Go through the listing and set it down exactly, leaving out its pictures.

↓

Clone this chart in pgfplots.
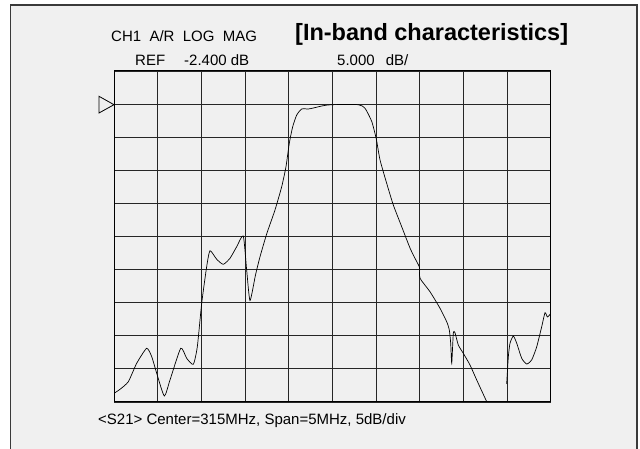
\documentclass[border=0pt]{standalone}
\usepackage{pgfplots}
\pgfplotsset{compat=1.18}
\usepackage{fontspec}
\setmainfont{Liberation Sans}

\definecolor{panel}{HTML}{F0F0F0}
\definecolor{frameline}{HTML}{3A3A3A}

\begin{document}
\begin{tikzpicture}[x=1pt,y=1pt]
\useasboundingbox (0,0) rectangle (640,449);
% instrument screen background
\draw[frameline, line width=1.1pt, fill=panel] (10.5,-20) rectangle (637,444);

\begin{axis}[
  at={(114pt,47pt)}, anchor=south west,
  scale only axis, width=436.7pt, height=331pt,
  xmin=312.5, xmax=317.5, ymin=-47.4, ymax=2.6,
  xtick={312.5,313,313.5,314,314.5,315,315.5,316,316.5,317,317.5},
  ytick={-47.4,-42.4,-37.4,-32.4,-27.4,-22.4,-17.4,-12.4,-7.4,-2.4,2.6},
  xticklabels={}, yticklabels={},
  major tick length=0pt,
  grid=major,
  grid style={black!85, line width=0.8pt},
  axis line style={black, line width=1pt},
  clip=true,
]
% S21 trace, segment 1
\addplot[black, line width=0.7pt, smooth, tension=0.35] coordinates {
(312.500,-46.09) (312.569,-45.48) (312.664,-44.33) (312.760,-41.55)
(312.874,-39.29) (312.932,-40.56) (312.989,-43.06) (313.076,-46.49)
(313.141,-44.08) (313.264,-39.29) (313.332,-40.80) (313.408,-41.71)
(313.454,-39.05) (313.504,-32.49) (313.561,-26.96) (313.599,-24.55)
(313.676,-25.84) (313.751,-26.60) (313.828,-25.69) (313.905,-23.94)
(313.980,-22.32) (314.019,-27.46) (314.057,-32.07) (314.120,-28.22)
(314.172,-25.45) (314.248,-22.02) (314.343,-18.40) (314.420,-14.88)
(314.469,-11.86) (314.507,-8.32) (314.546,-5.81) (314.592,-4.05)
(314.649,-3.14) (314.725,-3.14) (314.782,-2.99) (314.896,-2.64)
(314.993,-2.49) (315.297,-2.49) (315.374,-3.03) (315.451,-5.03)
(315.503,-7.67) (315.546,-10.84) (315.622,-14.36) (315.698,-17.64)
(315.794,-20.92) (315.889,-24.14) (315.946,-25.69) (315.998,-27.08)
(316.004,-28.71) (316.118,-30.74) (316.233,-33.25) (316.309,-35.27)
(316.339,-36.52) (316.355,-38.53) (316.367,-41.55) (316.385,-37.02)
(316.404,-36.93) (316.442,-38.79) (316.499,-40.04) (316.576,-41.81)
(316.653,-44.08) (316.767,-47.35) (316.828,-49.21)
};
% S21 trace, segment 2
\addplot[black, line width=0.7pt, smooth, tension=0.35] coordinates {
(316.996,-44.68) (317.015,-40.56) (317.034,-38.53) (317.072,-37.43)
(317.111,-38.53) (317.168,-40.80) (317.225,-41.66) (317.282,-41.06)
(317.340,-39.05) (317.397,-36.03) (317.435,-33.91) (317.463,-34.56)
(317.500,-34.03)
};
\end{axis}

% reference level marker
\draw[black, line width=0.8pt] (99,352.7) -- (114,344.3) -- (99,336) -- cycle;

\fontsize{15}{18}\selectfont
\node[anchor=base west, inner sep=0pt] at (111,407.7) {CH1\ \ A/R\ \ LOG\ \ MAG};
\node[anchor=base west, inner sep=0pt] at (135,383.3) {REF};
\node[anchor=base west, inner sep=0pt] at (184,383.3) {-2.400 dB};
\node[anchor=base west, inner sep=0pt] at (337,383.3) {5.000};
\node[anchor=base west, inner sep=0pt] at (385.7,383.3) {dB/};
\node[anchor=base west, inner sep=0pt] at (98,24.7) {<S21> Center=315MHz, Span=5MHz, 5dB/div};
\node[anchor=base west, inner sep=0pt, font=\fontsize{23.5}{28}\selectfont\bfseries] at (295,408.3) {[In-band characteristics]};
\end{tikzpicture}
\end{document}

↑

The answer -
Clone this chart in pgfplots.
\documentclass[border=0pt]{standalone}
\usepackage{pgfplots}
\pgfplotsset{compat=1.18}
\usepackage{fontspec}
\setmainfont{Liberation Sans}

\definecolor{panel}{HTML}{F0F0F0}
\definecolor{frameline}{HTML}{3A3A3A}

\begin{document}
\begin{tikzpicture}[x=1pt,y=1pt]
\useasboundingbox (0,0) rectangle (640,449);
% instrument screen background
\draw[frameline, line width=1.1pt, fill=panel] (10.5,-20) rectangle (637,444);

\begin{axis}[
  at={(114pt,47pt)}, anchor=south west,
  scale only axis, width=436.7pt, height=331pt,
  xmin=312.5, xmax=317.5, ymin=-47.4, ymax=2.6,
  xtick={312.5,313,313.5,314,314.5,315,315.5,316,316.5,317,317.5},
  ytick={-47.4,-42.4,-37.4,-32.4,-27.4,-22.4,-17.4,-12.4,-7.4,-2.4,2.6},
  xticklabels={}, yticklabels={},
  major tick length=0pt,
  grid=major,
  grid style={black!85, line width=0.8pt},
  axis line style={black, line width=1pt},
  clip=true,
]
% S21 trace, segment 1
\addplot[black, line width=0.7pt, smooth, tension=0.35] coordinates {
(312.500,-46.09) (312.569,-45.48) (312.664,-44.33) (312.760,-41.55)
(312.874,-39.29) (312.932,-40.56) (312.989,-43.06) (313.076,-46.49)
(313.141,-44.08) (313.264,-39.29) (313.332,-40.80) (313.408,-41.71)
(313.454,-39.05) (313.504,-32.49) (313.561,-26.96) (313.599,-24.55)
(313.676,-25.84) (313.751,-26.60) (313.828,-25.69) (313.905,-23.94)
(313.980,-22.32) (314.019,-27.46) (314.057,-32.07) (314.120,-28.22)
(314.172,-25.45) (314.248,-22.02) (314.343,-18.40) (314.420,-14.88)
(314.469,-11.86) (314.507,-8.32) (314.546,-5.81) (314.592,-4.05)
(314.649,-3.14) (314.725,-3.14) (314.782,-2.99) (314.896,-2.64)
(314.993,-2.49) (315.297,-2.49) (315.374,-3.03) (315.451,-5.03)
(315.503,-7.67) (315.546,-10.84) (315.622,-14.36) (315.698,-17.64)
(315.794,-20.92) (315.889,-24.14) (315.946,-25.69) (315.998,-27.08)
(316.004,-28.71) (316.118,-30.74) (316.233,-33.25) (316.309,-35.27)
(316.339,-36.52) (316.355,-38.53) (316.367,-41.55) (316.385,-37.02)
(316.404,-36.93) (316.442,-38.79) (316.499,-40.04) (316.576,-41.81)
(316.653,-44.08) (316.767,-47.35) (316.828,-49.21)
};
% S21 trace, segment 2
\addplot[black, line width=0.7pt, smooth, tension=0.35] coordinates {
(316.996,-44.68) (317.015,-40.56) (317.034,-38.53) (317.072,-37.43)
(317.111,-38.53) (317.168,-40.80) (317.225,-41.66) (317.282,-41.06)
(317.340,-39.05) (317.397,-36.03) (317.435,-33.91) (317.463,-34.56)
(317.500,-34.03)
};
\end{axis}

% reference level marker
\draw[black, line width=0.8pt] (99,352.7) -- (114,344.3) -- (99,336) -- cycle;

\fontsize{15}{18}\selectfont
\node[anchor=base west, inner sep=0pt] at (111,407.7) {CH1\ \ A/R\ \ LOG\ \ MAG};
\node[anchor=base west, inner sep=0pt] at (135,383.3) {REF};
\node[anchor=base west, inner sep=0pt] at (184,383.3) {-2.400 dB};
\node[anchor=base west, inner sep=0pt] at (337,383.3) {5.000};
\node[anchor=base west, inner sep=0pt] at (385.7,383.3) {dB/};
\node[anchor=base west, inner sep=0pt] at (98,24.7) {<S21> Center=315MHz, Span=5MHz, 5dB/div};
\node[anchor=base west, inner sep=0pt, font=\fontsize{23.5}{28}\selectfont\bfseries] at (295,408.3) {[In-band characteristics]};
\end{tikzpicture}
\end{document}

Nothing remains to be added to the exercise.